How to Batch Resize Photographs in Photoshop
Aside from creating illustrations, I enjoy photography. With the ease of digital photography it is easy to amass a huge number of shots during a vacation or outing. Let’s say that you have a folder of vacation photos that you’d like to send as an email attachment or that you’d like to share with others. Using a modern digital camera, those photos will probably far too large to send as an attachment. My eight-year-old old 8 megapixel Canon Digital Rebel produces images that are 48″ x 32″ and roughly 2-4.5 MB in size. This size is fine for photo editing, but far larger than necessary if sending as email attachments, especially if you have several images to send. You could go through each individual file and reduce the size down to, say, 12″ x 8″. That would work fine, although it’s tedious and time consuming. There’s a much faster way and that is by using batch resizing in Photoshop.
Let’s begin…
Inside the folder Mt. Hood Photos there are 53 jpegs at 4*’ x 32″ at 72 dpi. Pressing Command-I on the Mac, a window pops up to indicate a total file size of 197 MB. Thus is way too large for our purposes.
Go to File>Scripts>Image Processor and select the Image Processor box.

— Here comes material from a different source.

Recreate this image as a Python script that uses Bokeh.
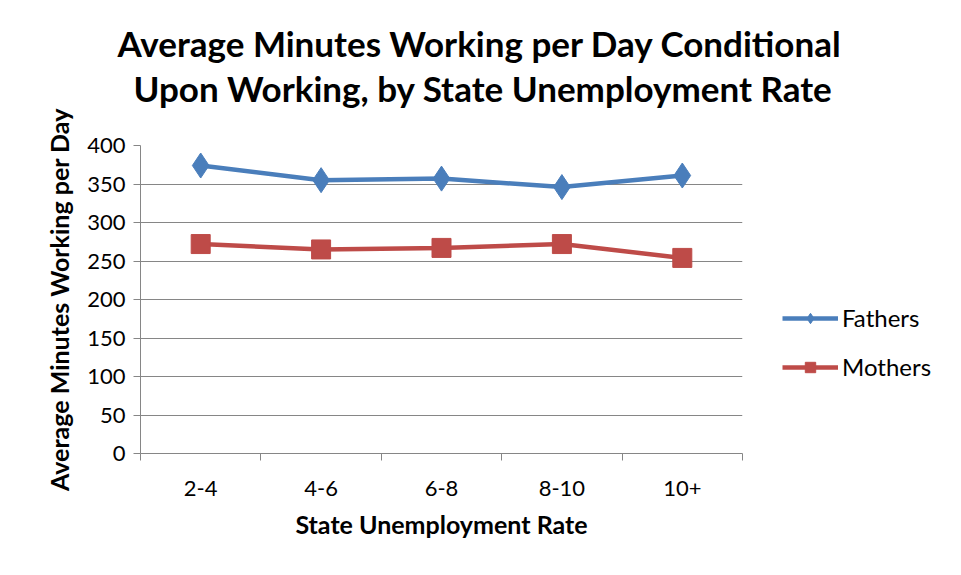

The above dialog box will appear. Select the folder which contains the photos to be processed. I selected the MT HOOD PHOTO folder. If you prefer, you can save them to the same folder. The adjusted images will later appear in a separate folder within the folder that is selected. Instead I prefer to have them end up in a separate folder that was created prior to the exercise. Under file type, select measurements to resize. I entered 864 x 576 pixels, which is 12″ x 8″ at 72 dpi. After that, click “Run” and the process begins. You’ll see the images temporarily flash on your screen as they are processed.
Here is a screenshot of the images prior to resizing. Note the large MB size of each image.
Here they are after processing. The images range from 184 to 250KB each.
Press Command-I on the destination file and you’ll see the reduced file size. From 197 to 12.7 MB in a matter of seconds. Now your file is much smaller and easier to share. Give this exercise a try whenever you have a large batch of photos to reduce. It’s a huge time saver.